Thomas Jefferson Papers

From Thomas Jefferson to Philip Nolan, 24 June 1798

To Philip Nolan

Philadelphia June 24. 1798

Sir

It is some time since I have understood that there are large herds of horses, in a wild state, in the country West of the Missisipi, and have been desirous of obtaining details of their history in that state. mr Brown, Senator from Kentuckey, informs me it would be in your power to give interesting information on this subject, and encourages me to ask it. the circumstances of the old world have, beyond the records of history, been such as admitted not that animal to exist in a state of nature. the condition of America is rapidly advancing to the same. the present then is probably the only moment in the age of the world, and the herds abovementioned the only subjects, of which we can avail ourselves to obtain what has never yet been recorded and never can be again in all probability. I will add that your information is the sole reliance, as far as I can at present see, for obtaining this desideratum. you will render to Natural [his]tory a very acceptable service therefore, if you will enable our Philosophical-society to add so interesting a chapter to the history of […] animal. I need not specify to you the particular facts asked [for?] as your knowledge of the animal in his domesticated, as well as [his] wild state, will naturally have led your attention to those particulars in the manners, habits, & laws of his existence, which are peculiar to his wild state. I wish you not to be anxious about the form of your information. the exactness of the substance alone is material: and if, after giving in a first […] all the facts you at present possess, you could be so good, on subsequent occasions as to furnish such others in addition as you may acquire from time to time, your communications will always be thankfully recieved. if addressed to me at Monticello & put into any post office of Kentucky or Tenissee, they will reach me speedily & safely, and will be considered as obligations on Sir

Your most obedt. humble servt

Th: Jefferson

PrC (DLC); torn; at foot of text: “Mr. Nolan.”

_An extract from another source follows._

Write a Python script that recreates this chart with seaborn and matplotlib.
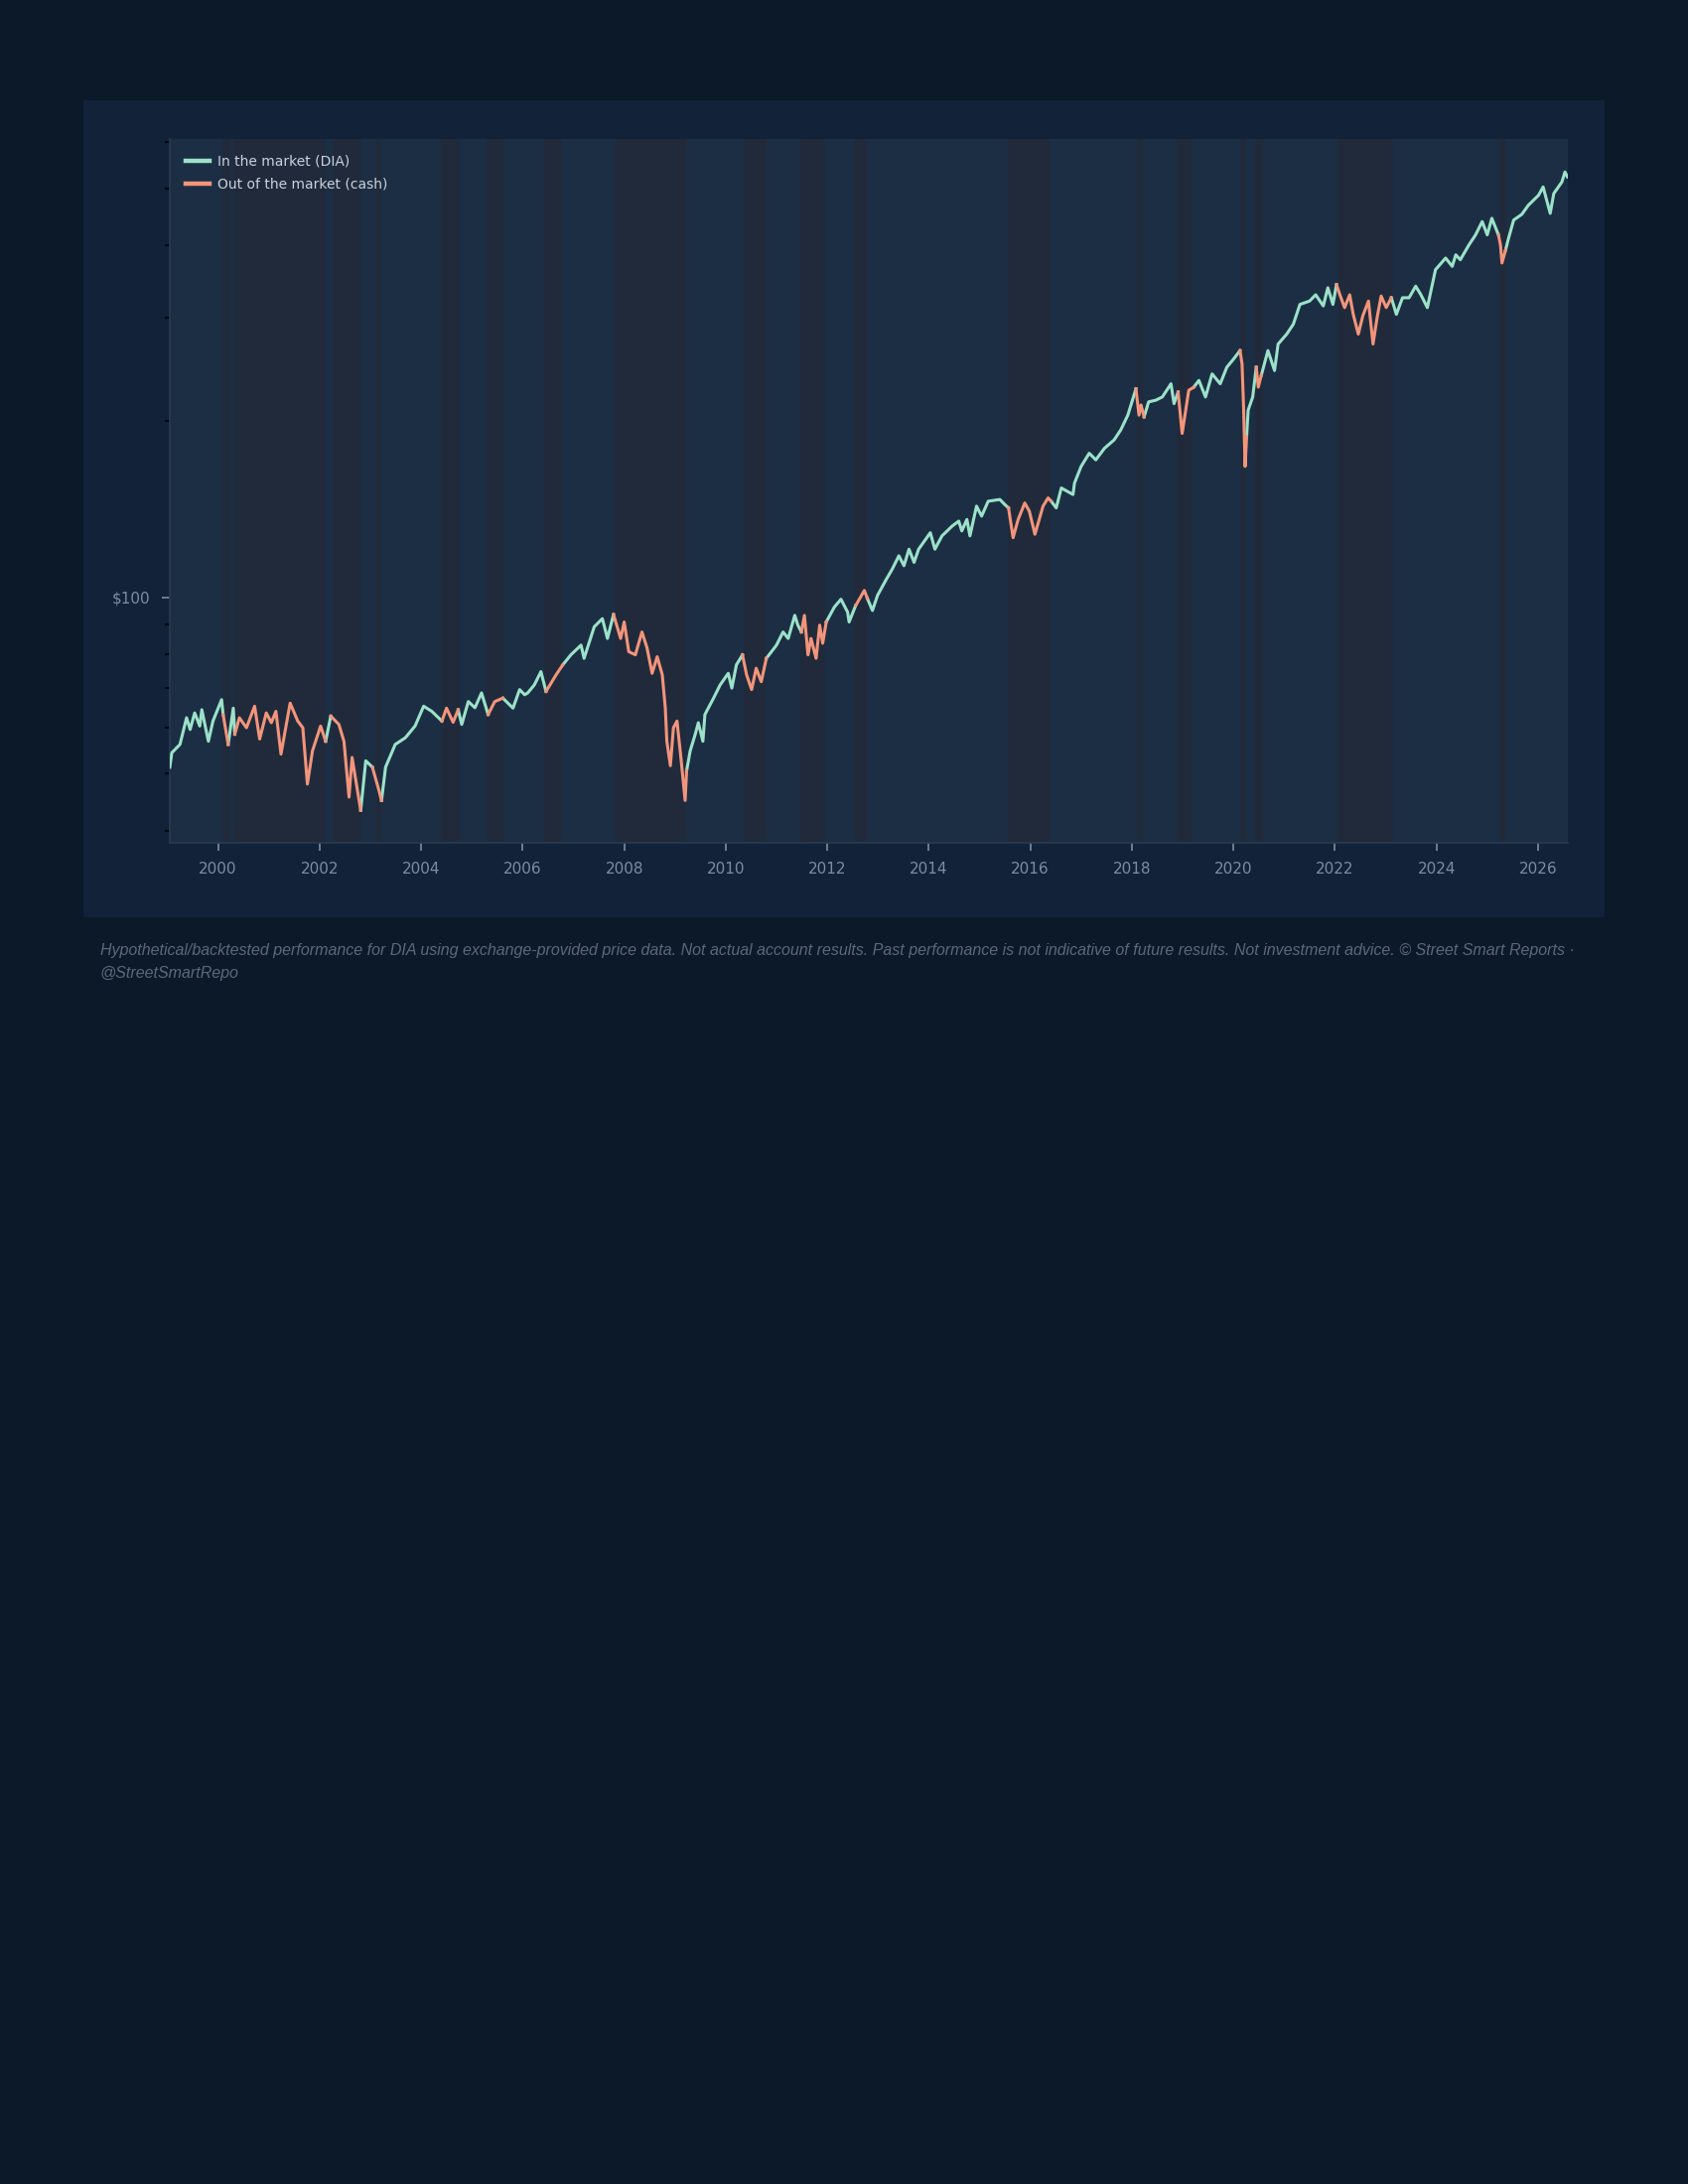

Little is known of the origins of Philip Nolan (ca. 1771–1801), a native of Northern Ireland. By the late 1780s he served as James Wilkinson’s bookkeeper and business agent in New Orleans, where he disguised Spanish payments to Wilkinson as the proceeds of tobacco speculation. In 1791 Nolan began the first of a series of prolonged trading forays from Natchez, entering Texas with goods and returning with mustang horses. When TJ wrote the above letter Nolan was on an expedition in which he collected more than a thousand horses. Although Nolan obtained passports for his early trips, Spanish authorities grew suspicious of his facility at playing different officials off against one another and his evident connection to the American surveyor Andrew Ellicott. With a party of armed men but lacking safe-conduct papers, Nolan again went to Texas in the autumn of 1800 and began to round up horses. In March of the following year he was killed by soldiers dispatched from Nacogdoches. The expectation of TJ and others that Nolan might provide detailed information about various aspects of the natural history of the western regions was never realized (ANB description begins John A. Garraty and Mark C. Carnes, eds., American National Biography, New York and Oxford, 1999, 24 vols. description ends , 16:47981; William Dunbar to TJ, 22 Aug. 1801).

At a small dinner party hosted on 1 Mch. 1798 by geologist William Maclure, TJ exhibited his interest in the wild horses that roamed the western plains. A year earlier Wilkinson had informed TJ of Nolan’s travels, and in all likelihood Volney had encountered Nolan in Kentucky in 1796. On 12 Feb. 1799 Daniel Clark of New Orleans answered the above letter on behalf of Nolan, who seems never to have written TJ himself. Over a year later Wilkinson expected the horsetrader, one of whose associates also knew about American Indian sign languages of interest to TJ, to pay the vice president a visit. However, Nolan apparently changed his plans and never made the call, disappointing TJ in his hope of purchasing a mustang for use as a saddle horse (Niemcewicz, Under their Vine description begins Julian Ursin Niemcewicz, Under their Vine and Fig Tree: Travels through America in 1797–1799, 1805, with some Further Account of Life in New Jersey, Elizabeth, N.J., 1965 description ends , 46–7; Dan L. Flores, ed., Jefferson & Southwestern Exploration: The Freeman & Custis Accounts of the Red River Expedition of 1806 [Norman, Okla., 1984], 32–3, 131–2n; Dan L. Flores, ed., Journal of an Indian Trader: Anthony Glass and the Texas Trading Frontier, 1790–1810 [College Station, Tex., 1985], 13, 103–4n; Volney to TJ, 24 Aug. 1796; TJ to Dunbar, 16 Jan. 1800; Wilkinson to TJ, 22 May, 1 Sep. 1800).